• _Exercise description_
Your task is to repeat the lines below exactly, excluding any pictures they contain.
-- START Dataset excerpt --
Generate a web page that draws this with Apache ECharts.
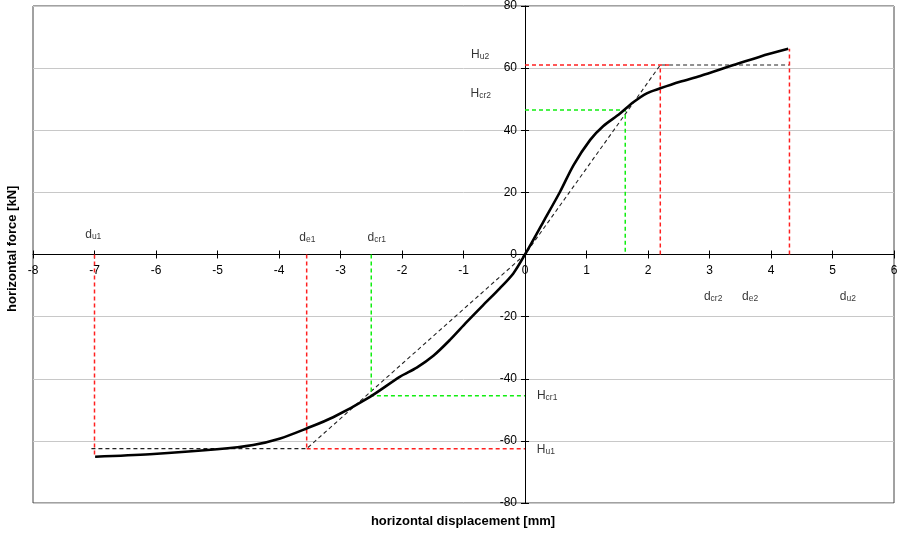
<!DOCTYPE html>
<html><head><meta charset="utf-8">
<script src="https://cdn.jsdelivr.net/npm/echarts@6/dist/echarts.min.js"></script>
<style>html,body{margin:0;padding:0;background:#fff}#c{width:901px;height:536px}</style>
</head><body><div id="c"></div>
<script>
// main curve: displacement [mm], force [kN]
const curveX = [-6.99,-6.1,-5.01,-4.42,-3.98,-3.55,-3.12,-2.52,-2.03,-1.76,-1.49,-1.22,-0.95,-0.68,-0.41,-0.19,0,0.30,0.57,0.79,1.06,1.27,1.54,1.76,1.98,2.2,2.52,2.85,3.39,3.82,4.28];
const curveY = [-65.1,-64.3,-62.7,-61.3,-59.2,-56.0,-52.4,-45.8,-39.3,-36.4,-32.6,-27.5,-21.8,-16.3,-10.9,-6.1,0,10.6,20.2,28.8,36.9,41.3,45.3,49.0,51.9,53.5,55.6,57.5,61.0,63.7,66.2];
// characteristic values
const du1 = -7.0, de1 = -3.55, dcr1 = -2.5, dcr2 = 1.63, de2 = 2.2, du2 = 4.3;
const Hu1 = -62.5, Hcr1 = -45.5, Hcr2 = 46.5, Hu2 = 61.0, Hend1 = -65.1, Hend2 = 66.2;
// text labels [x, y, main, sub]
const labels = [
  [-0.73, 64.6, 'H', 'u2'],
  [-0.72, 52.0, 'H', 'cr2'],
  [-7.02, 6.6, 'd', 'u1'],
  [-3.54, 5.6, 'd', 'e1'],
  [-2.41, 5.6, 'd', 'cr1'],
  [3.06, -13.4, 'd', 'cr2'],
  [3.66, -13.4, 'd', 'e2'],
  [5.25, -13.4, 'd', 'u2'],
  [0.36, -45.2, 'H', 'cr1'],
  [0.34, -62.6, 'H', 'u1']
];
const xTicks = {min: -8, max: 6, step: 1};
const yTicks = {min: -80, max: 80, step: 20};

const FONT = 'Liberation Sans, Arial, sans-serif';
const RED = '#ff2020', GREEN = '#11ee11', BLK = '#000';
const G = {left: 33, right: 7, top: 6, bottom: 33, w: 901, h: 536};
const gw = G.w - G.left - G.right, gh = G.h - G.top - G.bottom;
const xOff = -gh * (0 - yTicks.min) / (yTicks.max - yTicks.min);
const yOff = -gw * (0 - xTicks.min) / (xTicks.max - xTicks.min);

function dashed(data, color, w) {
  return {type: 'line', data: data, symbol: 'none', silent: true, z: 2,
    lineStyle: {color: color, width: w || 1.5, type: [4, 3]}, animation: false};
}
const series = [
  dashed([[du1 - 0.05, Hu1], [de1, Hu1], [0, 0], [de2, Hu2], [du2, Hu2]], '#222', 1.1),
  dashed([[du1, 0], [du1, Hend1]], RED),
  dashed([[de1, 0], [de1, Hu1]], RED),
  dashed([[de1, Hu1], [0, Hu1]], RED),
  dashed([[0, Hu2], [de2 + 0.15, Hu2]], RED),
  dashed([[de2, 0], [de2, Hu2]], RED),
  dashed([[du2, 0], [du2, Hend2]], RED),
  dashed([[dcr1, 0], [dcr1, Hcr1], [0, Hcr1]], GREEN),
  dashed([[0, Hcr2], [dcr2, Hcr2], [dcr2, 0]], GREEN),
  {type: 'line', smooth: 0.3, symbol: 'none', z: 5, animation: false,
   data: curveX.map((x, i) => [x, curveY[i]]),
   lineStyle: {color: BLK, width: 2.6}},
  {type: 'scatter', symbolSize: 0, z: 6, animation: false, silent: true,
   data: labels.map(l => ({value: [l[0], l[1]],
     label: {show: true, position: 'inside', formatter: '{m|' + l[2] + '}{s|' + l[3] + '}'}})),
   label: {rich: {
     m: {fontFamily: FONT, fontSize: 12, color: '#000', lineHeight: 14, verticalAlign: 'bottom'},
     s: {fontFamily: FONT, fontSize: 8.5, color: '#000', lineHeight: 14, verticalAlign: 'bottom'}
   }}}
];

const tickAxis = (inside) => ({
  axisLine: {onZero: false, show: !inside, lineStyle: {color: '#000', width: 1}},
  axisTick: {show: true, length: 4, inside: inside, lineStyle: {color: '#000'}}
});

const chart = echarts.init(document.getElementById('c'), null, {renderer: 'canvas'});
chart.setOption({
  backgroundColor: '#fff',
  animation: false,
  grid: {left: G.left, right: G.right, top: G.top, bottom: G.bottom, show: true, borderColor: '#444', borderWidth: 1, containLabel: false},
  xAxis: [
    Object.assign({type: 'value', min: xTicks.min, max: xTicks.max, interval: xTicks.step,
      position: 'bottom', offset: xOff,
      axisLabel: {fontFamily: FONT, fontSize: 12, color: '#000', margin: 10, showMinLabel: true, showMaxLabel: true},
      splitLine: {show: false}}, tickAxis(false)),
    Object.assign({type: 'value', min: xTicks.min, max: xTicks.max, interval: xTicks.step,
      position: 'bottom', offset: xOff, axisLabel: {show: false}, splitLine: {show: false}}, tickAxis(true))
  ],
  yAxis: [
    Object.assign({type: 'value', min: yTicks.min, max: yTicks.max, interval: yTicks.step,
      position: 'left', offset: yOff,
      axisLabel: {fontFamily: FONT, fontSize: 12, color: '#000', margin: 8, showMinLabel: true, showMaxLabel: true},
      splitLine: {show: true, lineStyle: {color: '#c8c8c8', width: 1}}}, tickAxis(false)),
    Object.assign({type: 'value', min: yTicks.min, max: yTicks.max, interval: yTicks.step,
      position: 'left', offset: yOff, axisLabel: {show: false}, splitLine: {show: false}}, tickAxis(true))
  ],
  graphic: [
    {type: 'text', x: 463, y: 515, style: {text: 'horizontal displacement [mm]', font: 'bold 13px ' + FONT, fill: '#000', align: 'center', verticalAlign: 'top'}},
    {type: 'text', x: 6, y: 312, rotation: Math.PI / 2, style: {text: 'horizontal force [kN]', font: 'bold 13px ' + FONT, fill: '#000', align: 'left', verticalAlign: 'top'}}
  ],
  series: series
});
</script></body></html>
-- END Dataset excerpt --
• _Output_
Generate a web page that draws this with Apache ECharts.
<!DOCTYPE html>
<html><head><meta charset="utf-8">
<script src="https://cdn.jsdelivr.net/npm/echarts@6/dist/echarts.min.js"></script>
<style>html,body{margin:0;padding:0;background:#fff}#c{width:901px;height:536px}</style>
</head><body><div id="c"></div>
<script>
// main curve: displacement [mm], force [kN]
const curveX = [-6.99,-6.1,-5.01,-4.42,-3.98,-3.55,-3.12,-2.52,-2.03,-1.76,-1.49,-1.22,-0.95,-0.68,-0.41,-0.19,0,0.30,0.57,0.79,1.06,1.27,1.54,1.76,1.98,2.2,2.52,2.85,3.39,3.82,4.28];
const curveY = [-65.1,-64.3,-62.7,-61.3,-59.2,-56.0,-52.4,-45.8,-39.3,-36.4,-32.6,-27.5,-21.8,-16.3,-10.9,-6.1,0,10.6,20.2,28.8,36.9,41.3,45.3,49.0,51.9,53.5,55.6,57.5,61.0,63.7,66.2];
// characteristic values
const du1 = -7.0, de1 = -3.55, dcr1 = -2.5, dcr2 = 1.63, de2 = 2.2, du2 = 4.3;
const Hu1 = -62.5, Hcr1 = -45.5, Hcr2 = 46.5, Hu2 = 61.0, Hend1 = -65.1, Hend2 = 66.2;
// text labels [x, y, main, sub]
const labels = [
  [-0.73, 64.6, 'H', 'u2'],
  [-0.72, 52.0, 'H', 'cr2'],
  [-7.02, 6.6, 'd', 'u1'],
  [-3.54, 5.6, 'd', 'e1'],
  [-2.41, 5.6, 'd', 'cr1'],
  [3.06, -13.4, 'd', 'cr2'],
  [3.66, -13.4, 'd', 'e2'],
  [5.25, -13.4, 'd', 'u2'],
  [0.36, -45.2, 'H', 'cr1'],
  [0.34, -62.6, 'H', 'u1']
];
const xTicks = {min: -8, max: 6, step: 1};
const yTicks = {min: -80, max: 80, step: 20};

const FONT = 'Liberation Sans, Arial, sans-serif';
const RED = '#ff2020', GREEN = '#11ee11', BLK = '#000';
const G = {left: 33, right: 7, top: 6, bottom: 33, w: 901, h: 536};
const gw = G.w - G.left - G.right, gh = G.h - G.top - G.bottom;
const xOff = -gh * (0 - yTicks.min) / (yTicks.max - yTicks.min);
const yOff = -gw * (0 - xTicks.min) / (xTicks.max - xTicks.min);

function dashed(data, color, w) {
  return {type: 'line', data: data, symbol: 'none', silent: true, z: 2,
    lineStyle: {color: color, width: w || 1.5, type: [4, 3]}, animation: false};
}
const series = [
  dashed([[du1 - 0.05, Hu1], [de1, Hu1], [0, 0], [de2, Hu2], [du2, Hu2]], '#222', 1.1),
  dashed([[du1, 0], [du1, Hend1]], RED),
  dashed([[de1, 0], [de1, Hu1]], RED),
  dashed([[de1, Hu1], [0, Hu1]], RED),
  dashed([[0, Hu2], [de2 + 0.15, Hu2]], RED),
  dashed([[de2, 0], [de2, Hu2]], RED),
  dashed([[du2, 0], [du2, Hend2]], RED),
  dashed([[dcr1, 0], [dcr1, Hcr1], [0, Hcr1]], GREEN),
  dashed([[0, Hcr2], [dcr2, Hcr2], [dcr2, 0]], GREEN),
  {type: 'line', smooth: 0.3, symbol: 'none', z: 5, animation: false,
   data: curveX.map((x, i) => [x, curveY[i]]),
   lineStyle: {color: BLK, width: 2.6}},
  {type: 'scatter', symbolSize: 0, z: 6, animation: false, silent: true,
   data: labels.map(l => ({value: [l[0], l[1]],
     label: {show: true, position: 'inside', formatter: '{m|' + l[2] + '}{s|' + l[3] + '}'}})),
   label: {rich: {
     m: {fontFamily: FONT, fontSize: 12, color: '#000', lineHeight: 14, verticalAlign: 'bottom'},
     s: {fontFamily: FONT, fontSize: 8.5, color: '#000', lineHeight: 14, verticalAlign: 'bottom'}
   }}}
];

const tickAxis = (inside) => ({
  axisLine: {onZero: false, show: !inside, lineStyle: {color: '#000', width: 1}},
  axisTick: {show: true, length: 4, inside: inside, lineStyle: {color: '#000'}}
});

const chart = echarts.init(document.getElementById('c'), null, {renderer: 'canvas'});
chart.setOption({
  backgroundColor: '#fff',
  animation: false,
  grid: {left: G.left, right: G.right, top: G.top, bottom: G.bottom, show: true, borderColor: '#444', borderWidth: 1, containLabel: false},
  xAxis: [
    Object.assign({type: 'value', min: xTicks.min, max: xTicks.max, interval: xTicks.step,
      position: 'bottom', offset: xOff,
      axisLabel: {fontFamily: FONT, fontSize: 12, color: '#000', margin: 10, showMinLabel: true, showMaxLabel: true},
      splitLine: {show: false}}, tickAxis(false)),
    Object.assign({type: 'value', min: xTicks.min, max: xTicks.max, interval: xTicks.step,
      position: 'bottom', offset: xOff, axisLabel: {show: false}, splitLine: {show: false}}, tickAxis(true))
  ],
  yAxis: [
    Object.assign({type: 'value', min: yTicks.min, max: yTicks.max, interval: yTicks.step,
      position: 'left', offset: yOff,
      axisLabel: {fontFamily: FONT, fontSize: 12, color: '#000', margin: 8, showMinLabel: true, showMaxLabel: true},
      splitLine: {show: true, lineStyle: {color: '#c8c8c8', width: 1}}}, tickAxis(false)),
    Object.assign({type: 'value', min: yTicks.min, max: yTicks.max, interval: yTicks.step,
      position: 'left', offset: yOff, axisLabel: {show: false}, splitLine: {show: false}}, tickAxis(true))
  ],
  graphic: [
    {type: 'text', x: 463, y: 515, style: {text: 'horizontal displacement [mm]', font: 'bold 13px ' + FONT, fill: '#000', align: 'center', verticalAlign: 'top'}},
    {type: 'text', x: 6, y: 312, rotation: Math.PI / 2, style: {text: 'horizontal force [kN]', font: 'bold 13px ' + FONT, fill: '#000', align: 'left', verticalAlign: 'top'}}
  ],
  series: series
});
</script></body></html>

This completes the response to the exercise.